Sunday, June 21, 1998 Published at 18:19 GMT 19:19 UK
Business: The Economy
World watches for Japanese recovery
Tokyo workers look for signs of economic recovery
Japan's economy is in a perilous state, prompting fears that the whole world could be dragged into the economic crisis that has overtaken South-East Asia.
Recession is making Japanese shoppers spend less and save more, creating a deflationary spiral that's been driving the Yen lower.
Dr Ken Kurtis, an economist who attended meetings of top financial officials in Tokyo at the weekend, says that this is the last chance for Japan to put its house in order.
The region is dominated by Japan, the world's second-largest economy which must take the lead in any recovery. In three years, the Yen has fallen by more than 40%.
The crisis has its roots in US$500bn of bad debts held by Japanese banks.
This would risk flooding the west with cheap goods, threatening western companies and banks with bankruptcy and luring the dollar and the pound into the downward spiral.
In South Korea, trade unions are already protesting at soaring unemployment.
South Korea and its neighbours may also be forced to devalue to compete.
At the 1997 Asia Pacific Economic Co-operation (Apec) summit in Vancouver, President Clinton and other regional leaders dismissed South-East Asia's economic trauma as a "glitch".

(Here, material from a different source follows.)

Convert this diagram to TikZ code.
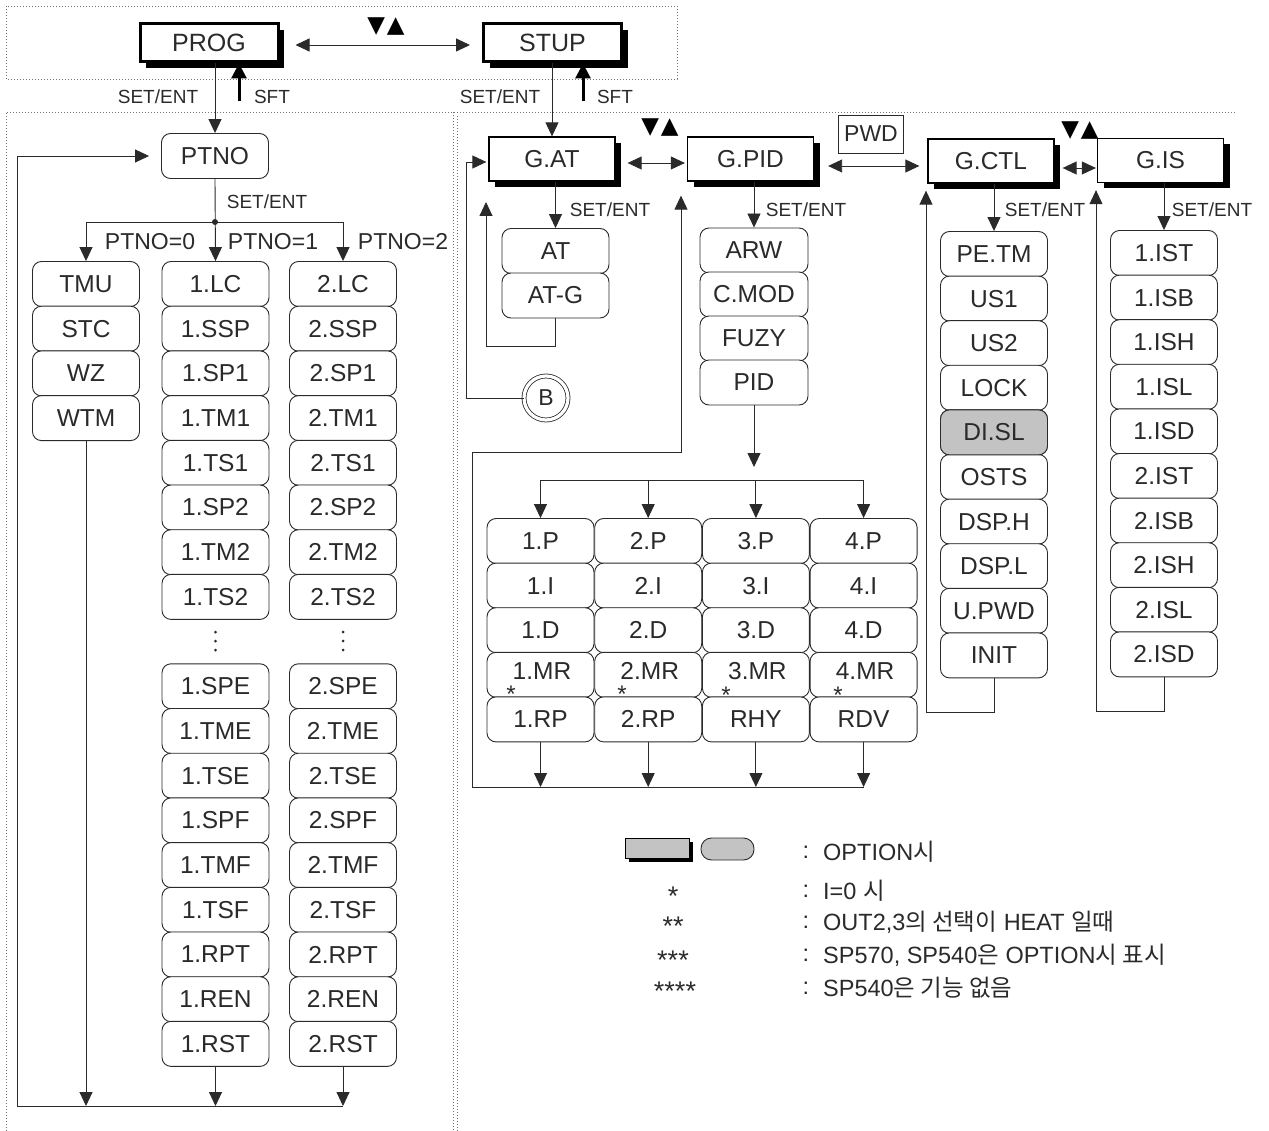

Now, in a major policy reversal, that glitch has been recognised as an international economic emergency.
US Deputy Treasury Secretary, Lawrence Summers, said it was important Japan took the "window of opportunity" that the meetings offered to quickly implement plans to improve its economic prospects.
On Wednesday, share values across the world's markets soared as word spread that billions of dollars were being spent in an unprecedented attempt to prop up the Yen and defuse the emergency threatening to engulf the Japanese economy.
He said Japan is vital to US efforts at supporting an economic recovery and stability in Asia, which would support America's continuing prosperity.
President Clinton said Japan had promised aggressive reforms to get its economy going and America would support them. He said the US and Japan agreed to intervene jointly again if necessary.